In situ measurements of petrophysical properties of the upper crust from wire-line logs provide a direct means of assessing fluctuations in these properties with depth, and thus allow for the statistical characterization of crustal heterogeneity. Wire-line logs from a cluster of nine boreholes (1000–1500 m deep) have been analysed using four different techniques: autocorrelation, semi-variogram, rescaled range and power spectra. Six of the boreholes are vertical, the remainder inclined. All penetrate clastic and pyroclastic rock. The analysis techniques have been tested on synthetic data, for which we have precise control on the scaling, in order to assess their robustness. The results, for the borehole data, show broad-band fractal scaling with a fractal dimension of 1.62 to 1.97 (autocorrelation), 1.59 to 1.79 (rescaled range) and 1.61 to 2.0 (power spectra). The use of different techniques to estimate the fractal dimension provides an excellent constraint on the results. Furthermore, it allows us to determine which model for crustal heterogeneity best describes the data: a 'band-limited' von Kármán function or 'unbounded' fractal scaling.

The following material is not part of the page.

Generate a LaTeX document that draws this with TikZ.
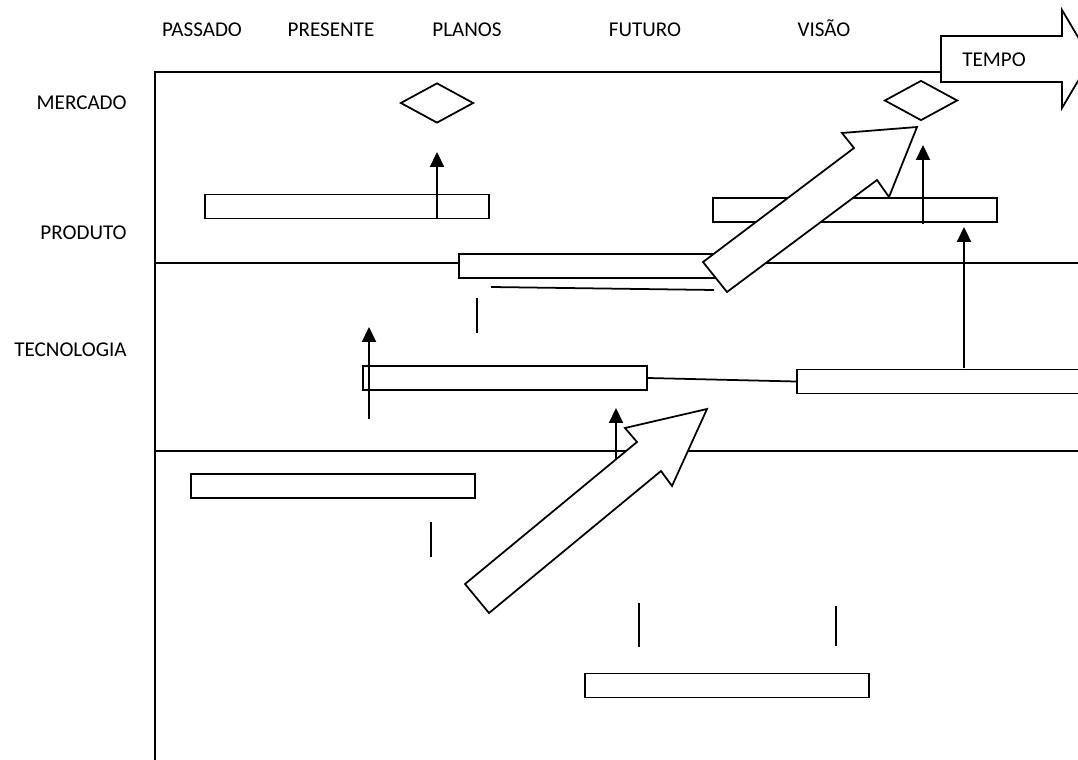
\documentclass[tikz,border=0pt]{standalone}
\usepackage{fontspec}
\setmainfont{Carlito}
\usetikzlibrary{arrows.meta,shapes.geometric}

\tikzset{
  bar/.style={draw, fill=white, line width=1.1pt, minimum width=5.68cm, minimum height=0.48cm, inner sep=0pt},
  gem/.style={draw, shape=diamond, fill=white, line width=1pt, minimum width=1.46cm, minimum height=0.8cm, inner sep=0pt},
  label/.style={font=\fontsize{12}{14}\selectfont, inner sep=0pt},
  up/.style={line width=1pt, -{Triangle[length=8.5pt, width=8pt]}},
  tick/.style={line width=1pt},
  bigarrow/.style={draw, fill=white, line width=1pt, line join=miter}
}

\begin{document}
\begin{tikzpicture}[x=0.02cm, y=-0.02cm]
  \clip (0,0) rectangle (1078,760);

  % Heading
  \node[label, anchor=base] (passado) at (202,37) {PASSADO};
  \node[label, anchor=base] (presente) at (331,37) {PRESENTE};
  \node[label, anchor=base] (planos) at (467,37) {PLANOS};
  \node[label, anchor=base] (futuro) at (645,37) {FUTURO};
  \node[label, anchor=base] (visao) at (824,37) {VISÃO};

  \node[label, anchor=east] (mercado) at (127,103) {MERCADO};
  \node[label, anchor=east] (produto) at (127,233) {PRODUTO};
  \node[label, anchor=east] (tecnologia) at (127,350) {TECNOLOGIA};

  % Grid
  \coordinate (g0) at (155,72);
  \coordinate (g1) at (941,72);
  \coordinate (g2) at (155,263);
  \coordinate (g3) at (1078,263);
  \coordinate (g4) at (155,451);
  \coordinate (g5) at (1078,451);
  \coordinate (g6) at (155,760);

  \draw[line width=1.1pt] (g1) -- (g0) -- (g6);
  \draw[line width=1.1pt] (g2) -- (g3);
  \draw[line width=1.1pt] (g4) -- (g5);

  % Tempo
  \draw[bigarrow] (941,36) -- (1062,36) -- (1062,10) -- (1091,59)
    -- (1062,108) -- (1062,82) -- (941,82) -- cycle;
  \node[label] (tempo) at (994,60) {TEMPO};

  % Bars
  \node[bar] (b1) at (347,206.5) {};
  \node[bar] (b2) at (855,210) {};
  \node[bar] (b3) at (601,266) {};
  \node[bar] (b4) at (505,378) {};
  \node[bar] (b5) at (939,381.5) {};
  \node[bar] (b6) at (333,486) {};
  \node[bar] (b7) at (727,685.5) {};

  \node[gem] (d1) at (437,103) {};
  \node[gem] (d2) at (921,100.5) {};

  % Ticks
  \coordinate (t1a) at (491,287);
  \coordinate (t1b) at (714,290);
  \coordinate (t2a) at (477,298);
  \coordinate (t2b) at (477,333);
  \coordinate (t3a) at (431,522);
  \coordinate (t3b) at (431,557);
  \coordinate (t4a) at (639,603);
  \coordinate (t4b) at (639,647);
  \coordinate (t5a) at (836,606);
  \coordinate (t5b) at (836,646);

  \draw[tick] (t1a) -- (t1b);
  \draw[tick] (t2a) -- (t2b);
  \draw[tick] (t3a) -- (t3b);
  \draw[tick] (t4a) -- (t4b);
  \draw[tick] (t5a) -- (t5b);
  \draw[tick] (b4.east) -- (b5.west);

  % Up arrows
  \coordinate (u1) at (437,152);
  \coordinate (u2a) at (923,224);
  \coordinate (u2) at (923,145);
  \coordinate (u3a) at (964,368);
  \coordinate (u3) at (964,227);
  \coordinate (u4a) at (369,419);
  \coordinate (u4) at (369,327);
  \coordinate (u5a) at (616,470);
  \coordinate (u5) at (616,408);

  \draw[up] (b1.south -| u1) -- (u1);
  \draw[up] (u2a) -- (u2);
  \draw[up] (u3a) -- (u3);
  \draw[up] (u4a) -- (u4);
  \draw[up] (u5a) -- (u5);

  % Big arrows
  \draw[bigarrow] (703,262) -- (854,148) -- (842,133) -- (917,127)
    -- (889,197) -- (877,180) -- (727,292) -- cycle;
  \draw[bigarrow] (465,584) -- (637,442) -- (625,428) -- (707,409)
    -- (672,486) -- (661,471) -- (489,613) -- cycle;
\end{tikzpicture}
\end{document}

In order to test the possible anisotropy in the scaling parameters, the horizontal scaling properties for this area have been calculated by correlation-spectra analysis of neighbouring wells. This suggests that upper-crustal correlation lengths are of the order of kilometres and anisotropic, being over four times greater in the horizontal direction. The origins of the observed power-law scaling are complex. Analysis of long-term correlations between logs and televiewer data points towards the influence of fracture porosity within the pyroclastics. But a fractal distribution of pore spaces within the clastics also controls the log fluctuations. Separating the logs into clastic and pyroclastic subsets reveals slight differences in fractal scaling, as determined by autocorrelation and semi-variogram. These differences are attributed to the dominance of either primary or fracture porosity within each geological unit.